The performance earned him co-defensive player of the week honors with Ole Miss' Denzel Nkemdiche, who had 11 tackles and two forced fumbles against Alabama.

Georgia has been relying on its defense to save it late in games, which could be a problem down the road.

Who to watch for in Week 6:

1. Mike Gillislee, RB, Florida

LSU hasn't been tested by a quality offense this season and Florida is next up. Questions surrounding LSU have mostly been focused on its offense (more on this later) but the Tigers' defense could be suspect as well.

Florida not only brings an efficient, mistake-free offense, it has the SEC's second-leading rusher in Gillislee. Only Gurley averages more yards per game than Gillislee and all of the backs ahead of him in yardage have played five games while Florida has played four.

Quarterback Jeff Driskel hasn't answered every challenge thrown his way, but expect the Gators to lean on Gillislee to open more options for him.

2. Zach Mettenberger, QB, LSU

The only gauge of Mettenberger's ability to lead the Tigers came in a 12-10 win over Auburn where he threw for 169 yards with no touchdowns or interceptions. LSU has made some changes since then, including Mettenberger's decision to shave his moustache.

Statistics on the effect of facial hair on a football team are inconclusive, but the stats on Florida's defense are pretty solid. Comparing the Gators to Auburn, Florida stands sixth in the conference in run defense and Auburn is last. The Gators are fourth in passing defense, where Auburn is sixth. But the biggest difference in the two is in passing efficiency. Auburn's defense is 10th in the SEC and Florida is second, behind Alabama.

LSU will need to use its running game and keep Mettenberger out of difficult third-down situations, where LSU has been on a steady decline. The Tigers were 6-for-18 on third down against Auburn and 5-for-12 against Towson. Florida held Texas A&M to 4-for-14 on third downs and Tennessee went 6-for-16 against the Gators.

3. Connor Shaw, South Carolina, QB

South Carolina is going to need everything working Saturday to beat Georgia, but the play of Connor Shaw will likely determine where the game goes.

Lattimore should be – and probably will be – the focus the primary weapon for the Gamecocks, but he'll also be the primary target for Georgia's defense. That means Shaw will have to deliver to provide the offense balance and keep Georgia from attacking the line.

The South Carolina defense will be under the most stress as it faces an offense that is first in the SEC in rushing, first in total offense and tied for first in scoring. South Carolina's rushing defense and scoring defense are both second in the conference, so something will have to give.

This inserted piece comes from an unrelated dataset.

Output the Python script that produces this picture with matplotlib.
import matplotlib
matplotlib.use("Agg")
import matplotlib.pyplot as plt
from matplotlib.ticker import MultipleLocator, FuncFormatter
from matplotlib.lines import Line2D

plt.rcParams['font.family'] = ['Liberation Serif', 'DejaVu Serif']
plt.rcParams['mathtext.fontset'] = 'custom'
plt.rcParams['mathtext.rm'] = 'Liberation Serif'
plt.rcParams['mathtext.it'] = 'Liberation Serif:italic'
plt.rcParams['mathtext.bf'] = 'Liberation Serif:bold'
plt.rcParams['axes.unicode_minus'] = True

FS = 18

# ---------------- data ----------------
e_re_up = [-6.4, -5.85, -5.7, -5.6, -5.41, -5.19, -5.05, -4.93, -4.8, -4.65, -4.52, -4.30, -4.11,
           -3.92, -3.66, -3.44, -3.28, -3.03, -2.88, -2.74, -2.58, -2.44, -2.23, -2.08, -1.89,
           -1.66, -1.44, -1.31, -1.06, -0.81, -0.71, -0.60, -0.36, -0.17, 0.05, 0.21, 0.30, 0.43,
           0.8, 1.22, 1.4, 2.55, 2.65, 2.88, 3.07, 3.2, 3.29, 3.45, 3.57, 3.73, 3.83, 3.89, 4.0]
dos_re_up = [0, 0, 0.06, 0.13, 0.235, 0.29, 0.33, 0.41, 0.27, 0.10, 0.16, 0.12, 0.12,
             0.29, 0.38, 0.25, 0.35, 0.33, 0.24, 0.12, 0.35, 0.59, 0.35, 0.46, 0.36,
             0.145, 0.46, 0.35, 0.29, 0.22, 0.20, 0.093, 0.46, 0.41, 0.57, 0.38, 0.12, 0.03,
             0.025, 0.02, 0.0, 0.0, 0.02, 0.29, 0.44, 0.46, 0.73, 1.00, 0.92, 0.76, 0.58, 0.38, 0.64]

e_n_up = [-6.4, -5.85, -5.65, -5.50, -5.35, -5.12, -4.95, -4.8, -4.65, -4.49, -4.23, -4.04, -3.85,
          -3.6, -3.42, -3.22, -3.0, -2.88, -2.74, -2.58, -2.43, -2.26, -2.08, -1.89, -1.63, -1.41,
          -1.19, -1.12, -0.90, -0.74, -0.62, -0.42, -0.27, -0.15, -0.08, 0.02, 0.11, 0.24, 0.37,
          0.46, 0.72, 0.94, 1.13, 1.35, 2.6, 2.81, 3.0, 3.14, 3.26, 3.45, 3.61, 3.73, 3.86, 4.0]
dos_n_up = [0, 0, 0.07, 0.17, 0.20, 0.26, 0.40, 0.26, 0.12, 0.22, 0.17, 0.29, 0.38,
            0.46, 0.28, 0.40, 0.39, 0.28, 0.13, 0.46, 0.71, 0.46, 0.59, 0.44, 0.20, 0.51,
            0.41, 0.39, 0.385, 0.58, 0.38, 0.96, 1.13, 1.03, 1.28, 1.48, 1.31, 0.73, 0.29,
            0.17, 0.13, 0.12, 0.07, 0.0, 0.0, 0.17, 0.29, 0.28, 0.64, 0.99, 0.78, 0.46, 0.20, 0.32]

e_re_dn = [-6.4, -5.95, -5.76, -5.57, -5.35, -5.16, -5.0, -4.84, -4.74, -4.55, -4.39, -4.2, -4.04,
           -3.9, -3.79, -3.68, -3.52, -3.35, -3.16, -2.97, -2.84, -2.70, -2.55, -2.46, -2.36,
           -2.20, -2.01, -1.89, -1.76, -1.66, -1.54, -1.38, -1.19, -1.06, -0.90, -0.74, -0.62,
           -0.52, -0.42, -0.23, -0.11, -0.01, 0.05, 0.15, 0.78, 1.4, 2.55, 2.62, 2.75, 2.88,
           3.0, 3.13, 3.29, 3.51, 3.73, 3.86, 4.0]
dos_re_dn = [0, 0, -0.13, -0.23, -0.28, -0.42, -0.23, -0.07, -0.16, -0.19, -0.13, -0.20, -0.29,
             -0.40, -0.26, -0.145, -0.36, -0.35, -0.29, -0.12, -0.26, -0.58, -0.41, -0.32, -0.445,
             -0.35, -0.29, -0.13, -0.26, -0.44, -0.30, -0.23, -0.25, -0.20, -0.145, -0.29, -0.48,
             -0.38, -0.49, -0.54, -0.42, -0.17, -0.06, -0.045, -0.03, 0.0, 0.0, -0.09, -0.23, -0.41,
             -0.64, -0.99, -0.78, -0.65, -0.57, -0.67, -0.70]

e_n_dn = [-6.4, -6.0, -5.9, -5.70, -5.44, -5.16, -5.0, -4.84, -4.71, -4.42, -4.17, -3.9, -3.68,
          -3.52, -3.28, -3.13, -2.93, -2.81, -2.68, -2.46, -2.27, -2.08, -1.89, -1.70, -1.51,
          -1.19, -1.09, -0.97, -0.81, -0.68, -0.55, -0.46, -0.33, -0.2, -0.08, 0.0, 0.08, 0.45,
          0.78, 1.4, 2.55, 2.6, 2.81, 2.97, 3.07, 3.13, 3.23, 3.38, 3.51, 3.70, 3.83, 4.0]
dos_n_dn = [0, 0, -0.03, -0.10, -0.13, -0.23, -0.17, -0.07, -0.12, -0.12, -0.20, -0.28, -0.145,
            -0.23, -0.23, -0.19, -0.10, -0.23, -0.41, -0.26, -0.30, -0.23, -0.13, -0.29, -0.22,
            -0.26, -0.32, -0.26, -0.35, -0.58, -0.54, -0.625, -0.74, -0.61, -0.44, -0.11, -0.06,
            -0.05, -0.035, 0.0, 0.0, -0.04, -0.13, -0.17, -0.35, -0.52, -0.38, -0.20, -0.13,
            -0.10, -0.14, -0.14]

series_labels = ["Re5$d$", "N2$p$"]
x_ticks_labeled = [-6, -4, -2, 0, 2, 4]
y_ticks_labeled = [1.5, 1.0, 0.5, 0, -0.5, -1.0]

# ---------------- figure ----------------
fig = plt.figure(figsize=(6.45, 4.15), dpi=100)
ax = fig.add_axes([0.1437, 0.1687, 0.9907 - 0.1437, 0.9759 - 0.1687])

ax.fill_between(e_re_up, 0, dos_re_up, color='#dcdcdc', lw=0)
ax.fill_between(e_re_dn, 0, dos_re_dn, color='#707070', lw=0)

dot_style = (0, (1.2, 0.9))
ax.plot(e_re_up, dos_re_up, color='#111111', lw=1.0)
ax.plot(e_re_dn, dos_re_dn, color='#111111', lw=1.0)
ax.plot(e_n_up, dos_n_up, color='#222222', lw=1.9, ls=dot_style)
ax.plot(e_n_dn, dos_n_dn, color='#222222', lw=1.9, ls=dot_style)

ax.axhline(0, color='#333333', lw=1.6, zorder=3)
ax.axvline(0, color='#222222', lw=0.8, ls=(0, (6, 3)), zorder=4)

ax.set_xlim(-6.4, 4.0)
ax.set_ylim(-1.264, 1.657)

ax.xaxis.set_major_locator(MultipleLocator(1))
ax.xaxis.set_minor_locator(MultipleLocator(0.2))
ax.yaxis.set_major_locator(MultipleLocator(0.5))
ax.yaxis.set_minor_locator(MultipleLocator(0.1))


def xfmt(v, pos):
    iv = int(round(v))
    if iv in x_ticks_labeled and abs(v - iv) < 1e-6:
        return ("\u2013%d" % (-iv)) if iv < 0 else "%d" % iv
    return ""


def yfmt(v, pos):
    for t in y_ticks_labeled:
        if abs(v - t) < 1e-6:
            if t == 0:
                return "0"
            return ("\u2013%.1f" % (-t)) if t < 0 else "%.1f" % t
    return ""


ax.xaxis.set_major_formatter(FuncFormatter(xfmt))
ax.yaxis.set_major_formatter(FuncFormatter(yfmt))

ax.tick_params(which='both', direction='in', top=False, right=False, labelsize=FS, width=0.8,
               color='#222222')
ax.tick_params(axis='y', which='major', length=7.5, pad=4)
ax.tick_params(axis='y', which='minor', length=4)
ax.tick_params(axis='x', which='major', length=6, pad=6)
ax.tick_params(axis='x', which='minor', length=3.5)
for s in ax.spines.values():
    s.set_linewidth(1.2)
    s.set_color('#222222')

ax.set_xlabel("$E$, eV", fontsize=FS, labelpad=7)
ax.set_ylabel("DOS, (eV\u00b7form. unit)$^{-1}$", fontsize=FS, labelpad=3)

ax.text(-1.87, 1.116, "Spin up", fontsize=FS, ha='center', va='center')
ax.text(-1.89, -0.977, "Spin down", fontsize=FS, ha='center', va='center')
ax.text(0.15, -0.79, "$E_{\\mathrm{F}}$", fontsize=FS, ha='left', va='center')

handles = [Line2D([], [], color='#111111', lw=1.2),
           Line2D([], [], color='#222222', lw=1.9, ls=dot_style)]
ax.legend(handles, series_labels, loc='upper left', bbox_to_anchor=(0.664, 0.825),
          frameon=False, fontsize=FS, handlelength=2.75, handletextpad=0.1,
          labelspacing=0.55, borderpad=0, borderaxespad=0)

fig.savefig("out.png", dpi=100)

If it gives in Georgia's favor and turns into a high-scoring affair, Shaw's role will take on even greater importance.

4. Kiehl Frazier, Auburn, QB

Auburn is last in the conference in total offense, passing offense, scoring offense and passing efficiency. Arkansas' defense has the same rank in those categories.

Auburn has had two weeks to prepare for the Razorbacks – and to correct Frazier's bad decision making and turnover problems – and the Tigers desperately need a win. Auburn entered the year likely considering Arkansas a team it would lose to, but now has new life thanks to the Razorbacks' demise.

Bowl eligibility is a real concern for Auburn at this point and losing to Arkansas would put it further in doubt. If Frazier can gain some consistency, and take care of the ball better, Auburn has several games that could end up in the win column.

5. James Franklin, QB, Missouri

Missouri will need at least two conference wins if it wants to make a bowl game, and Vanderbilt would be a good opportunity to get the first one. Missouri isn't particularly good in any statistical category, but neither is Vanderbilt.

Franklin has had some shoulder problems and Missouri hasn't looked very good. Vanderbilt could pose a lot of problems, but if Franklin can hit his receivers against Vanderbilt's secondary, Missouri should be OK.

There's only one problem with that theory: Vanderbilt's passing defense is third in the SEC.